Ainda a barbárie
O conflito israelo-palestiniano teve nos últimos dias mais um episódio, dramático, visceral. Independentemente das suas causas, do lado de que nos sintamos mais próximos, da racionalidade que queiramos impor como pauta de leitura mais distanciada, é muito difícil fugir à violência que significam bebés decapitados em 2023.
Não é novidade, sequer, no plano da violência. A Europa dita civilizada, de militares louros e cintilantes, teve-o, em pleno século XX. O regime de Pol Pot também, umas décadas passadas, arremessadas crianças de colo contra troncos de árvores à frente de seus pais. E tem-no agora também aquela zona solarenga de drama que é Israel e a Faixa de Gaza. O objetivo é, naturalmente, o mesmo e estruturalmente terrorista. Amedrontar a um ponto que iniba a reação racional e desloque qualquer conflito para a loucura mais epidérmica que, no limite, pode quase ser a anomia na reação e no entendimento da realidade.
Não é estranho que, agora, se siga um período, seguramente longo, de conflito mais evidente, mais sangrento, mais vingativo. Quando um dos Estados do mundo que mais gasta em defesa e segurança é atacado desta forma, não poderá ser outra a reação.

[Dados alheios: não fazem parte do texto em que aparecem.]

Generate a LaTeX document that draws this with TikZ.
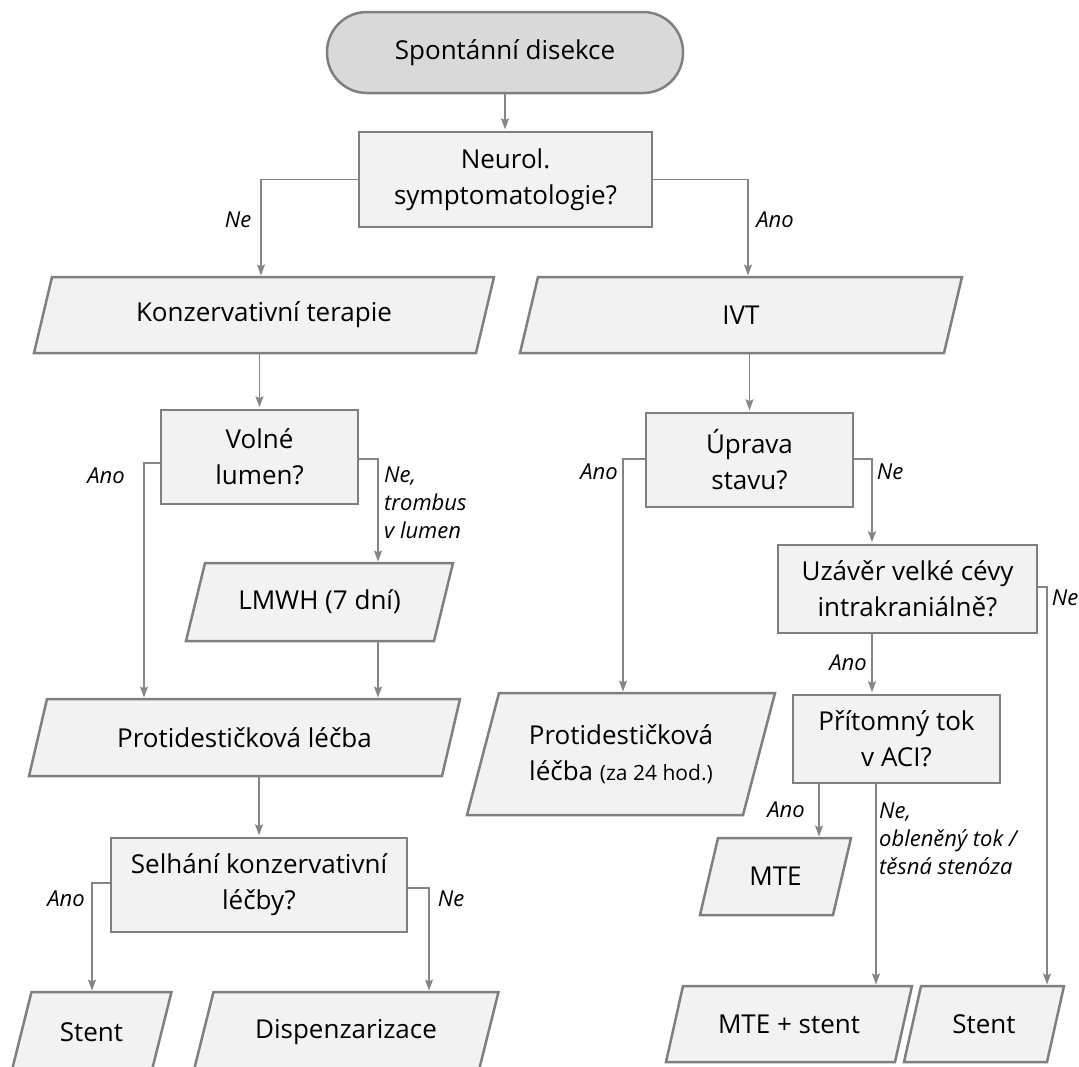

O objetivo do terrorismo é precisamente o de dar projeção a uma realidade, pelo espetáculo que cria a propósito do mal. As pessoas, a vida, as ligações supostamente partilhadas entre seres humanos são apenas instrumentais nessa lógica. Este novo 11 de Setembro, mesmo que disperso por povoados no meio do pó e da areia, numa zona longínqua e incompreensível para muitos, vem reforçar aquela que parece ser a irremediável cisão entre povos sempre próximos na história - e sempre inconciliáveis.
Como pode o mundo responder a isto? Deve fazê-lo?
Sim, pode e deve. As Nações Unidas e o seu acervo de direito internacional e humanitário, se não servirem para arbitrar com eficácia estas distorções à vida pacífica da comunidade internacional, no seu expoente máximo, para pouco servirão. Dir-se-á, sempre, que é quase impossível apaziguar a vindicta, forçar tranquilidade, anular ódios e objetivos de vida, passados entre gerações, entre governos, entre Estados. Para mais, o Ocidente, colocado entre a sua má consciência nascida do seu antissemitismo histórico e das consequências extremas a que o levou no século XX, e a distância civilizacional que sempre manteve dos regimes islâmicos teocráticos, tem grande dificuldade em lidar com o tema, de forma coerente e unívoca, dependente também da energia e do dinheiro que por aquelas terras grassa.
Perante este tipo de dilemas históricos, uma solução adotada tem sido a do pragmatismo e a de procurar resolver subtema por subtema, questão por questão, evitando as grandes cisões e os grandes desafios. Isto significa, por exemplo, evitar temas como o da legitimidade. Qual a legitimidade que pode justificar a mortandade de crianças, jovens, civis, surpreendidos numa manhã de sábado? Absolutamente nenhuma. Mas, se há um tempo em que a diplomacia pode justificar o seu valor e o seu sentido, é seguramente este. Com o leste da Europa em fogo e com a bacia do Mediterrâneo a arder, tudo se anuncia difícil, equívoco, imprevisível. Por isso são precisos estadistas e negociadores, mesmo quando parece que só são necessárias mais armas e mais soldados.